**Given information**
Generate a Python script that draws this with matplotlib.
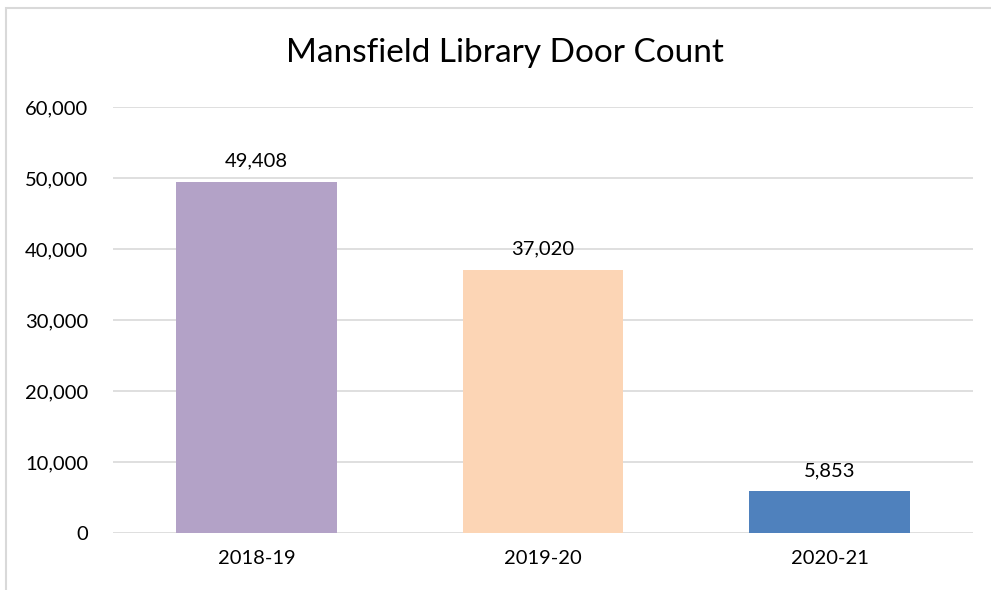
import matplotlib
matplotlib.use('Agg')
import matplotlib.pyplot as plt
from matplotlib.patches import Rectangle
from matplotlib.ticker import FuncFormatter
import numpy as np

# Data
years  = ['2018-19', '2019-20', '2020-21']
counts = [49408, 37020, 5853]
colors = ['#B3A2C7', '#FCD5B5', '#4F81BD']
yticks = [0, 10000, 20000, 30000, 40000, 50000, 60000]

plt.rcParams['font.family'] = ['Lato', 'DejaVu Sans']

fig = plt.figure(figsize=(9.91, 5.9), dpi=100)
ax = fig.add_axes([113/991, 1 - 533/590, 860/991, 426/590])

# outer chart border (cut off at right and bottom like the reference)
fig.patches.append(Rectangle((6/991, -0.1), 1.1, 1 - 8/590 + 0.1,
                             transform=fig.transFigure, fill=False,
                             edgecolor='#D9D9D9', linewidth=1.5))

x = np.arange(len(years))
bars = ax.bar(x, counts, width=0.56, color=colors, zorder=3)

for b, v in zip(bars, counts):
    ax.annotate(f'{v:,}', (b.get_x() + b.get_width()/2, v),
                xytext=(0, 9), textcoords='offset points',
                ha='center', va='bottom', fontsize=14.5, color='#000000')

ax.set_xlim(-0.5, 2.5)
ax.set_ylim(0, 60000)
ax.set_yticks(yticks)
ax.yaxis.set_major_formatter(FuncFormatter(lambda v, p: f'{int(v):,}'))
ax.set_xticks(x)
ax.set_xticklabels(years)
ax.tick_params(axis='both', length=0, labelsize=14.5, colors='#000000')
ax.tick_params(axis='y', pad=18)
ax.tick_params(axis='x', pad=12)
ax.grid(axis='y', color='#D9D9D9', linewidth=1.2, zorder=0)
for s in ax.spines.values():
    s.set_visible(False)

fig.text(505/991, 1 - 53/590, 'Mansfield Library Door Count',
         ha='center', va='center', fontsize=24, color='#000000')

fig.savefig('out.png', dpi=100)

**Directive**
Only the lines from the start of the material through the line containing "ax = fig.add_axes([113/991, 1" should be transcribed. Pictures stay out.

**Solution below**
Generate a Python script that draws this with matplotlib.
import matplotlib
matplotlib.use('Agg')
import matplotlib.pyplot as plt
from matplotlib.patches import Rectangle
from matplotlib.ticker import FuncFormatter
import numpy as np

# Data
years  = ['2018-19', '2019-20', '2020-21']
counts = [49408, 37020, 5853]
colors = ['#B3A2C7', '#FCD5B5', '#4F81BD']
yticks = [0, 10000, 20000, 30000, 40000, 50000, 60000]

plt.rcParams['font.family'] = ['Lato', 'DejaVu Sans']

fig = plt.figure(figsize=(9.91, 5.9), dpi=100)
ax = fig.add_axes([113/991, 1 - 533/590, 860/991, 426/590])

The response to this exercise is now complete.